Organic Consumers Association

Campaigning for health, justice, sustainability, peace, and democracy

'Dark Forces' Are Coming for Your Organic Food

So says the former Obama USDA appointee who helped create national organic standards.

The Freedom Caucus is a rowdy band of GOP US House members most famous for triggering government shutdowns, pushing to repeal the Affordable Care Act, and driving former GOP Speaker John Boehner from his post on the theory he wasn't conservative enough. And now they're coming for your certified-organic food.

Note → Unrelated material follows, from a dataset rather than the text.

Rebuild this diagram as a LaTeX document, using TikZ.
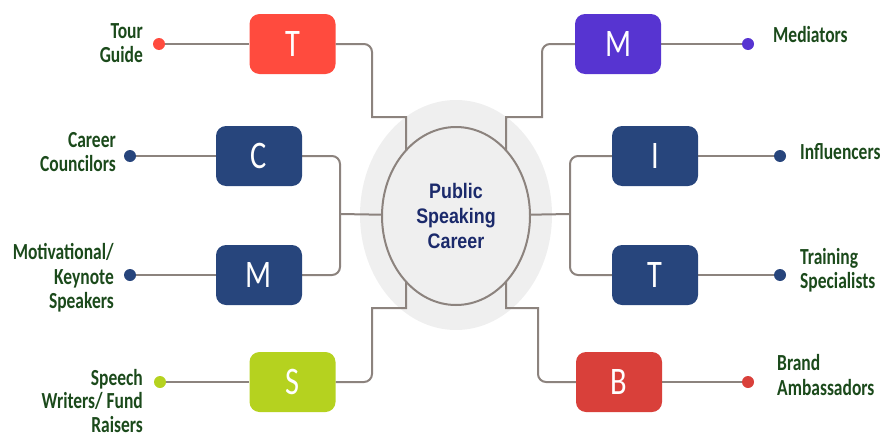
\documentclass[tikz,border=0pt]{standalone}
\usepackage{fontspec}
\setmainfont{Carlito}
\newfontfamily\arialf{Liberation Sans}
\usepackage{graphicx}
\usetikzlibrary{shapes.geometric}
\pgfdeclarelayer{bglayer}
\pgfdeclarelayer{midlayer}
\pgfsetlayers{bglayer,midlayer,main}
\definecolor{redA}{HTML}{FF4B3E}
\definecolor{redB}{HTML}{D9403A}
\definecolor{navy}{HTML}{27457C}
\definecolor{purp}{HTML}{5734D1}
\definecolor{lime}{HTML}{B5D21F}
\definecolor{linec}{HTML}{8C837E}
\definecolor{labg}{HTML}{1B4A1B}
\definecolor{ctxt}{HTML}{1B2A6B}
\definecolor{bgc}{HTML}{EFEFEF}
\newcommand{\sq}[1]{\scalebox{0.85}[1]{#1}}
\newcommand{\sql}[1]{\scalebox{0.76}[1]{#1}}
\newcommand{\sqb}[1]{\scalebox{0.78}[1]{#1}}
\tikzset{
  letterbox/.style={rounded corners=10pt, minimum width=86pt, minimum height=60pt, inner sep=0pt,
    text=white, font=\fontsize{39}{39}\selectfont},
  conn/.style={draw=linec, line width=2pt},
  dotn/.style={circle, minimum size=12pt, inner sep=0pt},
  lab/.style={text=labg, font=\bfseries\fontsize{23}{24.5}\selectfont, inner sep=0pt},
}
\begin{document}
\begin{tikzpicture}[x=1pt,y=-1pt]
\useasboundingbox (0,0) rectangle (883,439);
% centre
\begin{pgfonlayer}{bglayer}
\fill[bgc] (456,215) ellipse [x radius=96pt, y radius=115pt];
\end{pgfonlayer}
\node[ellipse, draw=linec, line width=2pt, fill=bgc, minimum width=148pt, minimum height=178pt, inner sep=0pt,
  text=ctxt, font=\arialf\bfseries\fontsize{21}{25}\selectfont, align=center] (ctr) at (456,216)
  {\sq{\textbf{Public}}\\\sq{\textbf{Speaking}}\\\sq{\textbf{Career}}};
% boxes
\node[letterbox, fill=redA] (T1) at (292.5,44) {\sqb{T}};
\node[letterbox, fill=navy] (C) at (259,156) {\sqb{C}};
\node[letterbox, fill=navy] (M1) at (259,275) {\sqb{M}};
\node[letterbox, fill=lime] (S) at (292.5,382) {\sqb{S}};
\node[letterbox, fill=purp] (M2) at (618,44) {\sqb{M}};
\node[letterbox, fill=navy] (I) at (655,156) {\sqb{I}};
\node[letterbox, fill=navy] (T2) at (655,275) {\sqb{T}};
\node[letterbox, fill=redB] (B) at (619,382) {\sqb{B}};
% dots
\node[dotn, fill=redA] (dT1) at (159,44) {};
\node[dotn, fill=navy] (dC) at (130,156) {};
\node[dotn, fill=navy] (dM1) at (130,275) {};
\node[dotn, fill=lime] (dS) at (160,382) {};
\node[dotn, fill=purp] (dM2) at (748,44) {};
\node[dotn, fill=navy] (dI) at (780,156) {};
\node[dotn, fill=navy] (dT2) at (780,275) {};
\node[dotn, fill=redB] (dB) at (748,382) {};
% labels
\node[lab, anchor=east, align=right] (lT1) at (143,43) {\sql{\textbf{Tour}}\\\sql{\textbf{Guide}}};
\node[lab, anchor=east, align=right] (lC) at (116,152) {\sql{\textbf{Career}}\\\sql{\textbf{Councilors}}};
\node[lab, anchor=east, align=right] (lM1) at (114,278) {\sql{\textbf{Motivational/}}\\\sql{\textbf{Keynote}}\\\sql{\textbf{Speakers}}};
\node[lab, anchor=east, align=right, font=\bfseries\fontsize{23}{23.5}\selectfont] (lS) at (143,401) {\sql{\textbf{Speech}}\\\sql{\textbf{Writers/ Fund}}\\\sql{\textbf{Raisers}}};
\node[lab, anchor=west, align=left] (lM2) at (773,35) {\sql{\textbf{Mediators}}};
\node[lab, anchor=west, align=left] (lI) at (800,152) {\sql{\textbf{Influencers}}};
\node[lab, anchor=west, align=left] (lT2) at (800,270) {\sql{\textbf{Training}}\\\sql{\textbf{Specialists}}};
\node[lab, anchor=west, align=left] (lB) at (777,375) {\sql{\textbf{Brand}}\\\sql{\textbf{Ambassadors}}};
% connectors
\coordinate (jl) at (340,214);
\coordinate (jr) at (570,214);
\begin{pgfonlayer}{midlayer}
\draw[conn] (dT1) -- (T1.west);
\draw[conn] (dC) -- (C.west);
\draw[conn] (dM1) -- (M1.west);
\draw[conn] (dS) -- (S.west);
\draw[conn] (dM2) -- (M2.east);
\draw[conn] (dI) -- (I.east);
\draw[conn] (dT2) -- (T2.east);
\draw[conn] (dB) -- (B.east);
\draw[conn] (T1.east) [rounded corners=8pt] -- (372,44) -- (372,80) [sharp corners] -- (372,117) -- (406,117) -- (406,214);
\draw[conn] (S.east) [rounded corners=8pt] -- (372,382) -- (372,340) [sharp corners] -- (372,308) -- (406,308) -- (406,214);
\draw[conn] (C.east) [rounded corners=8pt] -- (340,156) -- (340,275) -- (M1.east);
\draw[conn] (jl) -- (ctr.center);
\draw[conn] (M2.west) [rounded corners=8pt] -- (542,44) -- (542,80) [sharp corners] -- (542,117) -- (506,117) -- (506,214);
\draw[conn] (B.west) [rounded corners=8pt] -- (538,382) -- (538,340) [sharp corners] -- (538,308) -- (506,308) -- (506,214);
\draw[conn] (I.west) [rounded corners=8pt] -- (570,156) -- (570,275) -- (T2.west);
\draw[conn] (jr) -- (ctr.center);
\end{pgfonlayer}
\end{tikzpicture}
\end{document}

Back in December, the Freedom Caucus released a "recommended list of regulations to remove."  Among its 228 targets—ranging from eliminating energy efficiency standards for washing machines to kiboshing rules on private drones—the group named the National Organic Program.

Operated by the US Department of Agriculture, the NOP was established by the Organic Foods Production Act of 1990 to set uniform national standards for foods and agricultural products labeled "USDA Organic," replacing the patchwork of state-level standards that had held sway for decades previously. The NOP ensures that food labeled organic really is raised without synthetic pesticides and fertilizers—it also oversees USDA-accredited organic certifying agents and takes "appropriate enforcement actions if there are violations of the organic standards," according to the USDA.

As of 2015, annual organic food sales stood at $39.7 billion, representing nearly 5 percent of total food sales. And sales for organics are growing at an 11 percent annual clip—nearly four times the rate of overall US food sales.

It's not clear what the Freedom Caucus meant by putting the National Organic Program on a list of regulations to "remove"; the staff of US Rep. Mark Meadows (R-N.C.), the Freedom Caucus stalwart who authored the list, has not returned my calls and emails asking for clarification. Organic food makes a strange target for deregulation, because organic regulations only apply to farms and food processors that voluntarily accept them. They prohibit, say, the spraying of synthetic pesticides only for a very certain kind of operation—ones that want to be certified organic.